── Data shown

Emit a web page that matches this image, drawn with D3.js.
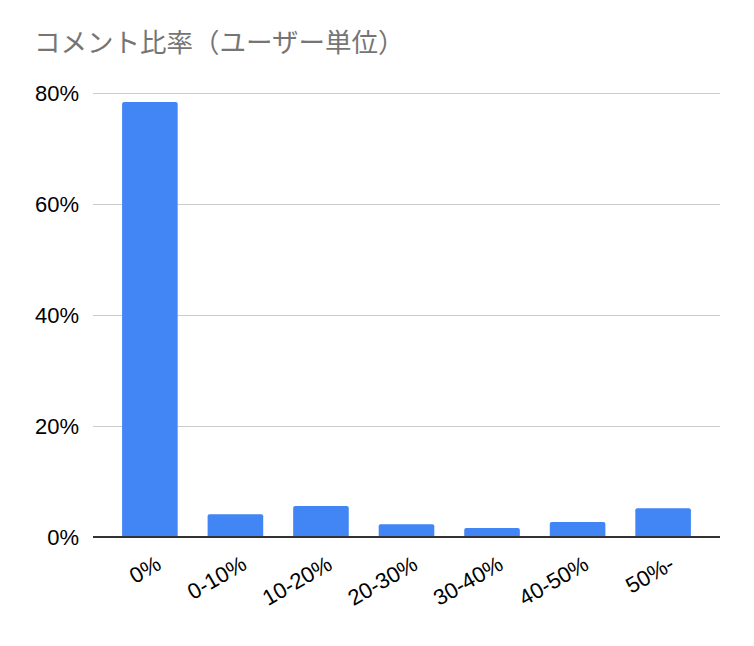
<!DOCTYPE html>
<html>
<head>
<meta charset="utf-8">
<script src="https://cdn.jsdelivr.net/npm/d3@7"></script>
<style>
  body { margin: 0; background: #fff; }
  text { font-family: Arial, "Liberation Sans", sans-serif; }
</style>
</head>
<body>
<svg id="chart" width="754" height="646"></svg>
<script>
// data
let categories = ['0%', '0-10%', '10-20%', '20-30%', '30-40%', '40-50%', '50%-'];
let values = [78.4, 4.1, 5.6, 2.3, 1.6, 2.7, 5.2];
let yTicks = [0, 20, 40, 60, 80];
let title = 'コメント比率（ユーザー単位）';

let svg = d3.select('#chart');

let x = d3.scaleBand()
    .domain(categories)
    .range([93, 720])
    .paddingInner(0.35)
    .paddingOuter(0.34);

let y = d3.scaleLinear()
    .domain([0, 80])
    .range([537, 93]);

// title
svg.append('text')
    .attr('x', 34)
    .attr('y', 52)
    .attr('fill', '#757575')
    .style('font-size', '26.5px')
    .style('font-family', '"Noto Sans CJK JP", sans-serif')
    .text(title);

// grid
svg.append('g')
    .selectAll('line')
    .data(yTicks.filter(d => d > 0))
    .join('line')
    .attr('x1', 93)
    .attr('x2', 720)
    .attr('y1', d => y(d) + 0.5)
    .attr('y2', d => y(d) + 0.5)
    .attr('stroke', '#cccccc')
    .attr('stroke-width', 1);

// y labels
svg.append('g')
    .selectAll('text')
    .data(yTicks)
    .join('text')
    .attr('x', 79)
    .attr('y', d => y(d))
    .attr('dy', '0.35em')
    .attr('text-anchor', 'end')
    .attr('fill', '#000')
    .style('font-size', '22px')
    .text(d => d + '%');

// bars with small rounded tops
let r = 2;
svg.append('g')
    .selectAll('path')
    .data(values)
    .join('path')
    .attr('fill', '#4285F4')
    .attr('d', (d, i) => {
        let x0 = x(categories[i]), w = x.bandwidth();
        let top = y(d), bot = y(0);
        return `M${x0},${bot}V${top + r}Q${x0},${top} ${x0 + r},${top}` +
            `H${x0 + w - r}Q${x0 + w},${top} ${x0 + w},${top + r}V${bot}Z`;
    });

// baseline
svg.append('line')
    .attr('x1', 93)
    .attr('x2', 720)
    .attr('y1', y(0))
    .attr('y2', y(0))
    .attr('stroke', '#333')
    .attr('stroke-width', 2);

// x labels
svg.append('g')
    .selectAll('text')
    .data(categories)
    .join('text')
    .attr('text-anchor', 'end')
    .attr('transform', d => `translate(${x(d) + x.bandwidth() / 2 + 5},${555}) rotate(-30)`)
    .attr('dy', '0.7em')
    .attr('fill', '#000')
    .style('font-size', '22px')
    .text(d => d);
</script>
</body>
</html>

────
── Data shown

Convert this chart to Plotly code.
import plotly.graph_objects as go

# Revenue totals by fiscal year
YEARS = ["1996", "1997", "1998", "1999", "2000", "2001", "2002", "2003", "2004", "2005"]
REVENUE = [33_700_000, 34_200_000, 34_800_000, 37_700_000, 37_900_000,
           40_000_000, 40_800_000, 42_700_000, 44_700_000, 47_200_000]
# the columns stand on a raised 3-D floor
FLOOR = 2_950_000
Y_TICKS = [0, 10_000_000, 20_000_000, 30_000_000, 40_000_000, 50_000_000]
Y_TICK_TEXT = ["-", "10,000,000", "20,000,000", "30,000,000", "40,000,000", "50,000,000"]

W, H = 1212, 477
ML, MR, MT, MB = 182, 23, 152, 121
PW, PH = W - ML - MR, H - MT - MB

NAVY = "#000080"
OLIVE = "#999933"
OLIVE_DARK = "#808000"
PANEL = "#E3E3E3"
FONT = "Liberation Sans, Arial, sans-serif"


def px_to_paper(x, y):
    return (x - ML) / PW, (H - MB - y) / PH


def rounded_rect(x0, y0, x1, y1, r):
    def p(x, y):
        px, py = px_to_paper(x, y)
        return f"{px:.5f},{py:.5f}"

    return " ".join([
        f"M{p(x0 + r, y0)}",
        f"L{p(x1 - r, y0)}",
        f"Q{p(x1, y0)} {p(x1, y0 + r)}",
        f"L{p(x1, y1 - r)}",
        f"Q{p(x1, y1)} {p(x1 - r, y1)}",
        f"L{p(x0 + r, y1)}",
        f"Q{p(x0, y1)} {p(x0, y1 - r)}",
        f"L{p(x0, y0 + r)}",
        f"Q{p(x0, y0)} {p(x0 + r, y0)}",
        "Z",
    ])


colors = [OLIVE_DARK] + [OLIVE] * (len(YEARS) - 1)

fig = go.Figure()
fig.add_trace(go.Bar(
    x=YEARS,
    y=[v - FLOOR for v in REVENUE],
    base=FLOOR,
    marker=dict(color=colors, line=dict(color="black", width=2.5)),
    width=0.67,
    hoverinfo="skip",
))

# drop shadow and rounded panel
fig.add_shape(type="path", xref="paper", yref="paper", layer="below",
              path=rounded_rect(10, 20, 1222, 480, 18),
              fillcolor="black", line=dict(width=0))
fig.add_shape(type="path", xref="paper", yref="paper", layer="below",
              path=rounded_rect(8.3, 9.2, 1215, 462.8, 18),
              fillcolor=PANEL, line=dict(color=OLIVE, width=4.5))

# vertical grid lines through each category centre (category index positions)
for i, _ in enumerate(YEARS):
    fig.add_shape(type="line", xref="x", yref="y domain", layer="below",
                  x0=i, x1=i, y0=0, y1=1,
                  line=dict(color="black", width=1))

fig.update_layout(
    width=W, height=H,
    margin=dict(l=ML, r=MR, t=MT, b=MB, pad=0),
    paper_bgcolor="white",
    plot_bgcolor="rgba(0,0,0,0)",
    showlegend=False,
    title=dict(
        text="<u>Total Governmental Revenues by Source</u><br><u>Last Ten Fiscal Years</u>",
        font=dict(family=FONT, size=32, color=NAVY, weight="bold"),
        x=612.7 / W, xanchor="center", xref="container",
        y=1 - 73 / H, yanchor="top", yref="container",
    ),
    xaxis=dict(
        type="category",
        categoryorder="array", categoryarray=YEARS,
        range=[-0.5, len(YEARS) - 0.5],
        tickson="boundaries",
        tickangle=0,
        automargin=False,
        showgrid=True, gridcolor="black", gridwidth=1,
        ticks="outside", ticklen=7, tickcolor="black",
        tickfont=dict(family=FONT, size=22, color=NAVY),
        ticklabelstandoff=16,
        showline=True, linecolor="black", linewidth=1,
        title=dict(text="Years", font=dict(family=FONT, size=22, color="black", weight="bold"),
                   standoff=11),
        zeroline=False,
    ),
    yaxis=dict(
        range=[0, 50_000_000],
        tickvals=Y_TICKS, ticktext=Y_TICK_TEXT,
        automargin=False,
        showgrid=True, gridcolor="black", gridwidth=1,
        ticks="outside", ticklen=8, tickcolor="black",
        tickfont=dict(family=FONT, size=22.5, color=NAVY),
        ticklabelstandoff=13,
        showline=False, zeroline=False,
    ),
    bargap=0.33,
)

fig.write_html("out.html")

────

Check every line of the data above for the string "chart", and copy those that have it.

**Task answer**:
<svg id="chart" width="754" height="646"></svg>
let svg = d3.select('#chart');
Convert this chart to Plotly code.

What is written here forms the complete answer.